**WHAT IS BEING ASKED:** Return only the lines from the top of the data down to the one that holds "import pandas as pd", both included, without any pictures.

◇ ◇ ◇

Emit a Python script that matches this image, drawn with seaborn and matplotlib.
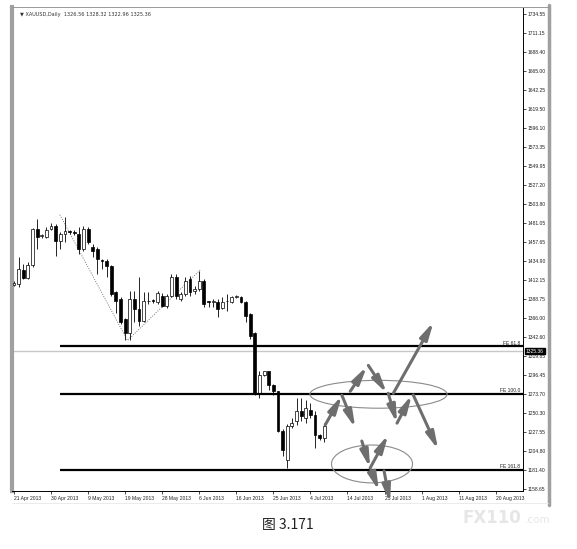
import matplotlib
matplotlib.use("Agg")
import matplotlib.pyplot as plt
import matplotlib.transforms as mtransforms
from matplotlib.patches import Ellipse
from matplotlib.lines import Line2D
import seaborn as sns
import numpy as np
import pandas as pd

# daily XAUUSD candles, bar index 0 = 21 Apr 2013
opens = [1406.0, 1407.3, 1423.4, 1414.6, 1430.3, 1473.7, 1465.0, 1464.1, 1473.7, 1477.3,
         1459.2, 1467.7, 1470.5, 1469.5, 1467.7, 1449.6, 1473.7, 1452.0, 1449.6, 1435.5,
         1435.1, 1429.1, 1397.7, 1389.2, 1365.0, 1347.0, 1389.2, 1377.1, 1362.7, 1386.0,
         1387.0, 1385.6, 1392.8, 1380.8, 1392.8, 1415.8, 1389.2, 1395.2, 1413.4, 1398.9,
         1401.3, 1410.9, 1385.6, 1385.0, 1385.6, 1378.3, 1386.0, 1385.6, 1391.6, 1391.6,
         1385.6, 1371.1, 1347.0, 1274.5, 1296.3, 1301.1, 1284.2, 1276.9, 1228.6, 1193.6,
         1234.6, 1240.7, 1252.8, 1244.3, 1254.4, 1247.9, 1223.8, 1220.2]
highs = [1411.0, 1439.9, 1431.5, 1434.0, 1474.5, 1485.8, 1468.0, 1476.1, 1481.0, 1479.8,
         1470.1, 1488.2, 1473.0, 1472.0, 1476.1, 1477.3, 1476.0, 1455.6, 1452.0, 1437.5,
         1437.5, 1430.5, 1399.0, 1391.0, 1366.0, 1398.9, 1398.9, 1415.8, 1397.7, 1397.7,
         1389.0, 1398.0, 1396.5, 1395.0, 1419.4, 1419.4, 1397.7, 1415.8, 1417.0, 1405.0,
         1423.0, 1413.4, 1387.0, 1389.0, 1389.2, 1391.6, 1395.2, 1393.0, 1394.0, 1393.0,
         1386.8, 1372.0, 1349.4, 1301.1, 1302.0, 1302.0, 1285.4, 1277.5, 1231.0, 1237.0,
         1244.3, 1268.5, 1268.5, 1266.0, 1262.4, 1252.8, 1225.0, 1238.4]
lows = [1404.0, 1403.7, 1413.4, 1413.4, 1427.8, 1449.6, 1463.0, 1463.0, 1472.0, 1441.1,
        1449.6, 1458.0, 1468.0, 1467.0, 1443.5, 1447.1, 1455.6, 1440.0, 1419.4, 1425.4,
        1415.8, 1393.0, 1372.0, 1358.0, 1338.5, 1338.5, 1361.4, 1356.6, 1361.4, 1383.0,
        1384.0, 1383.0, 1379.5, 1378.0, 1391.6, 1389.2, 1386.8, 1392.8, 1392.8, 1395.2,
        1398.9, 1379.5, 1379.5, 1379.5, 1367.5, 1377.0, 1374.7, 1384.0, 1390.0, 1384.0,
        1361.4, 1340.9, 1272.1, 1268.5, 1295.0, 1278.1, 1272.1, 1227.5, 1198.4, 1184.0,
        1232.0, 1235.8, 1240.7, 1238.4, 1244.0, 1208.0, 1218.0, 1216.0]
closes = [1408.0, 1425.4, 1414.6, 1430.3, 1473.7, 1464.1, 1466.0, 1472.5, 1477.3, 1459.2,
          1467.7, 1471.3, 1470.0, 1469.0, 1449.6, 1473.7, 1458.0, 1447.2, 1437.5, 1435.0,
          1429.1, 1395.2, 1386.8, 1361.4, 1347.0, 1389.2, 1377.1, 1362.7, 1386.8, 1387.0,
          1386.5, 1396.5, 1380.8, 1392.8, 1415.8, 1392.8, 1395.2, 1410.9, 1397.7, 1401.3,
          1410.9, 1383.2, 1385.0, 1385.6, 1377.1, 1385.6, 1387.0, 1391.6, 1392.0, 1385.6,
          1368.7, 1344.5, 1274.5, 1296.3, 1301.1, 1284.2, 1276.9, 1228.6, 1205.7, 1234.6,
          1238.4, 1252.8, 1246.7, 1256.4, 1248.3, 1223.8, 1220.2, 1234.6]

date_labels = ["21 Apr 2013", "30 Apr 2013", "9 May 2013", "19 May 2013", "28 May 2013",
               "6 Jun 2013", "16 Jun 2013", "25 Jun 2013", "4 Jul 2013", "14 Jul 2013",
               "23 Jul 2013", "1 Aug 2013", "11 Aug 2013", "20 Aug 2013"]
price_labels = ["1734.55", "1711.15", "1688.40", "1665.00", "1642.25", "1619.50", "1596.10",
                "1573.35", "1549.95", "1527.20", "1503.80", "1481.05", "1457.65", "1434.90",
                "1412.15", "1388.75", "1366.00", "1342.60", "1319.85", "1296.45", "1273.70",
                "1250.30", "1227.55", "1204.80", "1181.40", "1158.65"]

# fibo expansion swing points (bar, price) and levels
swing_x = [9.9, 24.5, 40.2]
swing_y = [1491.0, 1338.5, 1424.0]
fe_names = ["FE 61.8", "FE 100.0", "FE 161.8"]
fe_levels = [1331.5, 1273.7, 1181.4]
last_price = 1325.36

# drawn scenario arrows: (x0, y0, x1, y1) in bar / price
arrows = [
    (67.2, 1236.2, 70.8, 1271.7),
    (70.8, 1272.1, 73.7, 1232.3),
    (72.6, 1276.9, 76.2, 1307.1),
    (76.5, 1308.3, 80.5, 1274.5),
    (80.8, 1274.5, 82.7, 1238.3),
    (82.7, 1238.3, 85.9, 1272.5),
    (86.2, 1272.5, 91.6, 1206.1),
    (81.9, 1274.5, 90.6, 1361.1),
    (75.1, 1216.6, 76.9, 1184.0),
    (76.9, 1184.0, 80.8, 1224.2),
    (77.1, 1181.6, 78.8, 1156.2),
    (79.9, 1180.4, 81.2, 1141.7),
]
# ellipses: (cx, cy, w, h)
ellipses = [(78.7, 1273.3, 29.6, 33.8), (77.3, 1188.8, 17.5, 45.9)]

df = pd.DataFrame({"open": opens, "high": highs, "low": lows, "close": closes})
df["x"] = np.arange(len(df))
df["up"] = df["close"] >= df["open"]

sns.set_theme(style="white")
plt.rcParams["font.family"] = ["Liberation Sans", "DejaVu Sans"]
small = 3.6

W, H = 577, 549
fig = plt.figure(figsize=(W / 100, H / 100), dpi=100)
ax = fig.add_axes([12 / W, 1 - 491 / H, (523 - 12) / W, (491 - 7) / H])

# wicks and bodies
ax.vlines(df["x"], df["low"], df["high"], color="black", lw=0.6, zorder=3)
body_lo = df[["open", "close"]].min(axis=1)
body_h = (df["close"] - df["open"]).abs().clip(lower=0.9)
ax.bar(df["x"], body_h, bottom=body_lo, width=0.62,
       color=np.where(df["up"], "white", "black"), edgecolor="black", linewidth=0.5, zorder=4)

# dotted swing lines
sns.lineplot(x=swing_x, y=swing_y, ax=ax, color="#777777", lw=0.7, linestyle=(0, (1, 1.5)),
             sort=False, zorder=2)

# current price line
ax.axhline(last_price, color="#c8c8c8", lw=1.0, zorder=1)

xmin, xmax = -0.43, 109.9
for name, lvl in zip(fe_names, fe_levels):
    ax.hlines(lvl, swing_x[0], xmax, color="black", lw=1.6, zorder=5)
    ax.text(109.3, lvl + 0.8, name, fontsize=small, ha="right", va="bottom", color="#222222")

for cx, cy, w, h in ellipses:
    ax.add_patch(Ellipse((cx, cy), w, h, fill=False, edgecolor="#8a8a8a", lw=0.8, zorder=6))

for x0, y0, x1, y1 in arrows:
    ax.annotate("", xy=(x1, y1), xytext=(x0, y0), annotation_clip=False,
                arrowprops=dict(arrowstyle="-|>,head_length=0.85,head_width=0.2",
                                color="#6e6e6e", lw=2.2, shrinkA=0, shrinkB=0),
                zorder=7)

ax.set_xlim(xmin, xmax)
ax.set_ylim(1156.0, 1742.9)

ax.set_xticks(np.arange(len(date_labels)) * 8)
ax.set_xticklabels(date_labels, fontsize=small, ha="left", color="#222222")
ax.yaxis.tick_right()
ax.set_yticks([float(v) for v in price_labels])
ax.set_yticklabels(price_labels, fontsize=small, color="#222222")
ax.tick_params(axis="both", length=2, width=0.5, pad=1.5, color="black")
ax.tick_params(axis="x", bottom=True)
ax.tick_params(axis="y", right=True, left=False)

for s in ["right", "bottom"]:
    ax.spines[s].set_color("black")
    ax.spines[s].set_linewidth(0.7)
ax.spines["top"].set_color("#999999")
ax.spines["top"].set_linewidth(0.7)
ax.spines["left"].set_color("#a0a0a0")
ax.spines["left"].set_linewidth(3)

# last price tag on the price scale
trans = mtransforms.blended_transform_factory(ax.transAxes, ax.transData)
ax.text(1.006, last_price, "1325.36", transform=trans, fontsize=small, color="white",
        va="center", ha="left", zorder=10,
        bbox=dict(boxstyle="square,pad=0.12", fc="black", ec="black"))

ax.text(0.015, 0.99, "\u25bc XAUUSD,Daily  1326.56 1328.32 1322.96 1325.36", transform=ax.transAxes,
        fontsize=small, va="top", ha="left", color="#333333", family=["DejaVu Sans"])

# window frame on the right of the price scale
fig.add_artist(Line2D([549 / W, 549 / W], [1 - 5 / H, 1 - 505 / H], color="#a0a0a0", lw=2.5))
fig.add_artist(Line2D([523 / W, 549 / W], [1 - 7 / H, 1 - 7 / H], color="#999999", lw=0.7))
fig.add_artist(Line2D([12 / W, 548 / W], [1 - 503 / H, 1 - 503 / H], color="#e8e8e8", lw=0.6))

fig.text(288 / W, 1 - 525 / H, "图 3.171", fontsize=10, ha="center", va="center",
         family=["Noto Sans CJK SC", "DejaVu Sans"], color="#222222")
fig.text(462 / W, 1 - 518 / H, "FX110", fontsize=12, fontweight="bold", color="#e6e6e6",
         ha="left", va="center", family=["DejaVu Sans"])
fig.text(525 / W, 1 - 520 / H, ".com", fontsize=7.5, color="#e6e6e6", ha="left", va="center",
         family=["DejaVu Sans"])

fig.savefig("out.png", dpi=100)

◇ ◇ ◇

**THE RESPONSE:**
Emit a Python script that matches this image, drawn with seaborn and matplotlib.
import matplotlib
matplotlib.use("Agg")
import matplotlib.pyplot as plt
import matplotlib.transforms as mtransforms
from matplotlib.patches import Ellipse
from matplotlib.lines import Line2D
import seaborn as sns
import numpy as np
import pandas as pd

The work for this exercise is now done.